§ **Work instructions**:
Drop the pictures, then extract the listing word for word.

§ **Material**:
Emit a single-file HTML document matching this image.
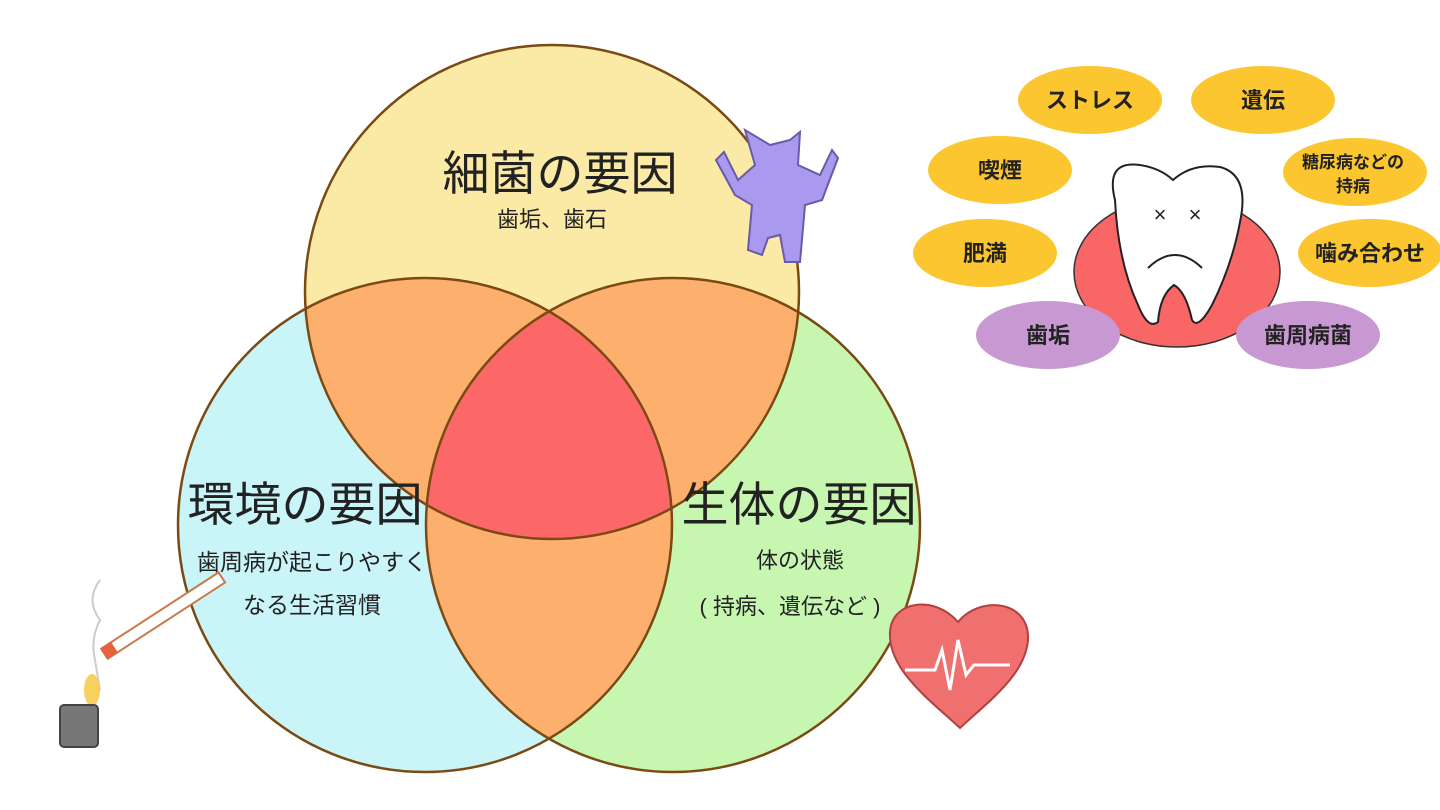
<!DOCTYPE html>
<html><head><meta charset="utf-8"><style>
html,body{margin:0;padding:0;background:#fff;}
svg{display:block;}
text{font-family:"Liberation Sans","Noto Sans CJK JP",sans-serif;fill:#222;}
</style></head><body>
<svg width="1440" height="810" viewBox="0 0 1440 810" xmlns="http://www.w3.org/2000/svg">
<defs>
<clipPath id="cT"><circle cx="552" cy="292" r="247"/></clipPath>
<clipPath id="cL"><circle cx="425" cy="525" r="247"/></clipPath>
<clipPath id="cR"><circle cx="673" cy="525" r="247"/></clipPath>
</defs>
<rect width="1440" height="810" fill="#fff"/>
<circle cx="552" cy="292" r="247" fill="#faeaa6"/>
<circle cx="425" cy="525" r="247" fill="#c9f4f8"/>
<circle cx="673" cy="525" r="247" fill="#c7f6b1"/>
<g fill="#fdb06d">
<circle cx="425" cy="525" r="247" clip-path="url(#cT)"/>
<circle cx="673" cy="525" r="247" clip-path="url(#cT)"/>
<circle cx="673" cy="525" r="247" clip-path="url(#cL)"/>
</g>
<g clip-path="url(#cT)"><circle cx="673" cy="525" r="247" fill="#fb6867" clip-path="url(#cL)"/></g>
<g fill="none" stroke="#7b4a12" stroke-width="2.5">
<circle cx="552" cy="292" r="247"/>
<circle cx="425" cy="525" r="247"/>
<circle cx="673" cy="525" r="247"/>
</g>
<text x="560" y="190" font-size="47" text-anchor="middle">細菌の要因</text>
<text x="552" y="227" font-size="22" text-anchor="middle">歯垢、歯石</text>
<text x="305" y="521" font-size="47" text-anchor="middle">環境の要因</text>
<text x="312" y="570" font-size="23" text-anchor="middle">歯周病が起こりやすく</text>
<text x="312" y="613" font-size="23" text-anchor="middle">なる生活習慣</text>
<text x="799" y="521" font-size="47" text-anchor="middle">生体の要因</text>
<text x="800" y="568" font-size="22" text-anchor="middle">体の状態</text>
<text x="790" y="614" font-size="22" text-anchor="middle">( 持病、遺伝など )</text>

<!-- monster -->
<g fill="#a99af0" stroke="#6a5aa8" stroke-width="2">
<path d="M755 165 L745 130 L770 145 L790 140 L800 132 L798 165 L820 175 L832 150 L838 158 L822 200 L805 205 L800 262 L785 262 L780 235 L768 238 L762 255 L748 250 L752 205 L735 195 L716 160 L724 152 L738 180 Z"/>
</g>
<!-- heart -->
<path d="M960 728 C930 700 888 670 890 632 C892 600 935 595 958 622 C980 595 1030 600 1028 640 C1025 675 990 700 960 728 Z" fill="#f07070" stroke="#b04040" stroke-width="2"/>
<polyline points="905,670 935,670 942,650 950,690 958,640 966,675 974,665 1010,665" fill="none" stroke="#fff" stroke-width="3"/>
<!-- cigarette -->
<g transform="rotate(-33 160 620)">
<rect x="95" y="612" width="140" height="12" fill="#fff" stroke="#c87a4a" stroke-width="2"/>
<rect x="95" y="612" width="12" height="12" fill="#e86040"/>
</g>
<path d="M100 690 L95 660 Q90 640 100 620 Q85 600 100 580" fill="none" stroke="#ccc" stroke-width="2"/>
<ellipse cx="92" cy="690" rx="8" ry="16" fill="#f8d060"/>
<rect x="60" y="705" width="38" height="42" rx="4" fill="#777" stroke="#444" stroke-width="2"/>

<!-- right illustration -->
<ellipse cx="1177" cy="272" rx="103" ry="75" fill="#f96666" stroke="#333" stroke-width="1.5"/>
<path d="M1115 200 Q1105 160 1140 165 Q1160 168 1173 180 Q1192 163 1220 167 Q1250 175 1240 222 Q1232 265 1212 305 Q1198 330 1192 320 Q1186 292 1174 285 Q1160 295 1158 322 Q1148 330 1138 305 Q1118 262 1115 200 Z" fill="#fff" stroke="#222" stroke-width="2"/>
<text x="1160" y="222" font-size="22" text-anchor="middle">×</text><text x="1195" y="222" font-size="22" text-anchor="middle">×</text>
<path d="M1148 268 Q1175 242 1202 268" fill="none" stroke="#222" stroke-width="2"/>
<g font-size="22" text-anchor="middle" font-weight="bold">
<ellipse cx="1090" cy="100" rx="72" ry="34" fill="#fcc631"/><text x="1090" y="108">ストレス</text>
<ellipse cx="1263" cy="100" rx="72" ry="34" fill="#fcc631"/><text x="1263" y="108">遺伝</text>
<ellipse cx="1000" cy="170" rx="72" ry="34" fill="#fcc631"/><text x="1000" y="178">喫煙</text>
<ellipse cx="1355" cy="172" rx="72" ry="34" fill="#fcc631"/>
<text x="1353" y="168" font-size="17">糖尿病などの</text><text x="1353" y="192" font-size="17">持病</text>
<ellipse cx="985" cy="253" rx="72" ry="34" fill="#fcc631"/><text x="985" y="261">肥満</text>
<ellipse cx="1370" cy="253" rx="72" ry="34" fill="#fcc631"/><text x="1370" y="261">噛み合わせ</text>
<ellipse cx="1048" cy="335" rx="72" ry="34" fill="#c898d2"/><text x="1048" y="343">歯垢</text>
<ellipse cx="1308" cy="335" rx="72" ry="34" fill="#c898d2"/><text x="1308" y="343">歯周病菌</text>
</g>
</svg>
</body></html>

§ **Result of this exercise**:
Emit a single-file HTML document matching this image.
<!DOCTYPE html>
<html><head><meta charset="utf-8"><style>
html,body{margin:0;padding:0;background:#fff;}
svg{display:block;}
text{font-family:"Liberation Sans","Noto Sans CJK JP",sans-serif;fill:#222;}
</style></head><body>
<svg width="1440" height="810" viewBox="0 0 1440 810" xmlns="http://www.w3.org/2000/svg">
<defs>
<clipPath id="cT"><circle cx="552" cy="292" r="247"/></clipPath>
<clipPath id="cL"><circle cx="425" cy="525" r="247"/></clipPath>
<clipPath id="cR"><circle cx="673" cy="525" r="247"/></clipPath>
</defs>
<rect width="1440" height="810" fill="#fff"/>
<circle cx="552" cy="292" r="247" fill="#faeaa6"/>
<circle cx="425" cy="525" r="247" fill="#c9f4f8"/>
<circle cx="673" cy="525" r="247" fill="#c7f6b1"/>
<g fill="#fdb06d">
<circle cx="425" cy="525" r="247" clip-path="url(#cT)"/>
<circle cx="673" cy="525" r="247" clip-path="url(#cT)"/>
<circle cx="673" cy="525" r="247" clip-path="url(#cL)"/>
</g>
<g clip-path="url(#cT)"><circle cx="673" cy="525" r="247" fill="#fb6867" clip-path="url(#cL)"/></g>
<g fill="none" stroke="#7b4a12" stroke-width="2.5">
<circle cx="552" cy="292" r="247"/>
<circle cx="425" cy="525" r="247"/>
<circle cx="673" cy="525" r="247"/>
</g>
<text x="560" y="190" font-size="47" text-anchor="middle">細菌の要因</text>
<text x="552" y="227" font-size="22" text-anchor="middle">歯垢、歯石</text>
<text x="305" y="521" font-size="47" text-anchor="middle">環境の要因</text>
<text x="312" y="570" font-size="23" text-anchor="middle">歯周病が起こりやすく</text>
<text x="312" y="613" font-size="23" text-anchor="middle">なる生活習慣</text>
<text x="799" y="521" font-size="47" text-anchor="middle">生体の要因</text>
<text x="800" y="568" font-size="22" text-anchor="middle">体の状態</text>
<text x="790" y="614" font-size="22" text-anchor="middle">( 持病、遺伝など )</text>

<!-- monster -->
<g fill="#a99af0" stroke="#6a5aa8" stroke-width="2">
<path d="M755 165 L745 130 L770 145 L790 140 L800 132 L798 165 L820 175 L832 150 L838 158 L822 200 L805 205 L800 262 L785 262 L780 235 L768 238 L762 255 L748 250 L752 205 L735 195 L716 160 L724 152 L738 180 Z"/>
</g>
<!-- heart -->
<path d="M960 728 C930 700 888 670 890 632 C892 600 935 595 958 622 C980 595 1030 600 1028 640 C1025 675 990 700 960 728 Z" fill="#f07070" stroke="#b04040" stroke-width="2"/>
<polyline points="905,670 935,670 942,650 950,690 958,640 966,675 974,665 1010,665" fill="none" stroke="#fff" stroke-width="3"/>
<!-- cigarette -->
<g transform="rotate(-33 160 620)">
<rect x="95" y="612" width="140" height="12" fill="#fff" stroke="#c87a4a" stroke-width="2"/>
<rect x="95" y="612" width="12" height="12" fill="#e86040"/>
</g>
<path d="M100 690 L95 660 Q90 640 100 620 Q85 600 100 580" fill="none" stroke="#ccc" stroke-width="2"/>
<ellipse cx="92" cy="690" rx="8" ry="16" fill="#f8d060"/>
<rect x="60" y="705" width="38" height="42" rx="4" fill="#777" stroke="#444" stroke-width="2"/>

<!-- right illustration -->
<ellipse cx="1177" cy="272" rx="103" ry="75" fill="#f96666" stroke="#333" stroke-width="1.5"/>
<path d="M1115 200 Q1105 160 1140 165 Q1160 168 1173 180 Q1192 163 1220 167 Q1250 175 1240 222 Q1232 265 1212 305 Q1198 330 1192 320 Q1186 292 1174 285 Q1160 295 1158 322 Q1148 330 1138 305 Q1118 262 1115 200 Z" fill="#fff" stroke="#222" stroke-width="2"/>
<text x="1160" y="222" font-size="22" text-anchor="middle">×</text><text x="1195" y="222" font-size="22" text-anchor="middle">×</text>
<path d="M1148 268 Q1175 242 1202 268" fill="none" stroke="#222" stroke-width="2"/>
<g font-size="22" text-anchor="middle" font-weight="bold">
<ellipse cx="1090" cy="100" rx="72" ry="34" fill="#fcc631"/><text x="1090" y="108">ストレス</text>
<ellipse cx="1263" cy="100" rx="72" ry="34" fill="#fcc631"/><text x="1263" y="108">遺伝</text>
<ellipse cx="1000" cy="170" rx="72" ry="34" fill="#fcc631"/><text x="1000" y="178">喫煙</text>
<ellipse cx="1355" cy="172" rx="72" ry="34" fill="#fcc631"/>
<text x="1353" y="168" font-size="17">糖尿病などの</text><text x="1353" y="192" font-size="17">持病</text>
<ellipse cx="985" cy="253" rx="72" ry="34" fill="#fcc631"/><text x="985" y="261">肥満</text>
<ellipse cx="1370" cy="253" rx="72" ry="34" fill="#fcc631"/><text x="1370" y="261">噛み合わせ</text>
<ellipse cx="1048" cy="335" rx="72" ry="34" fill="#c898d2"/><text x="1048" y="343">歯垢</text>
<ellipse cx="1308" cy="335" rx="72" ry="34" fill="#c898d2"/><text x="1308" y="343">歯周病菌</text>
</g>
</svg>
</body></html>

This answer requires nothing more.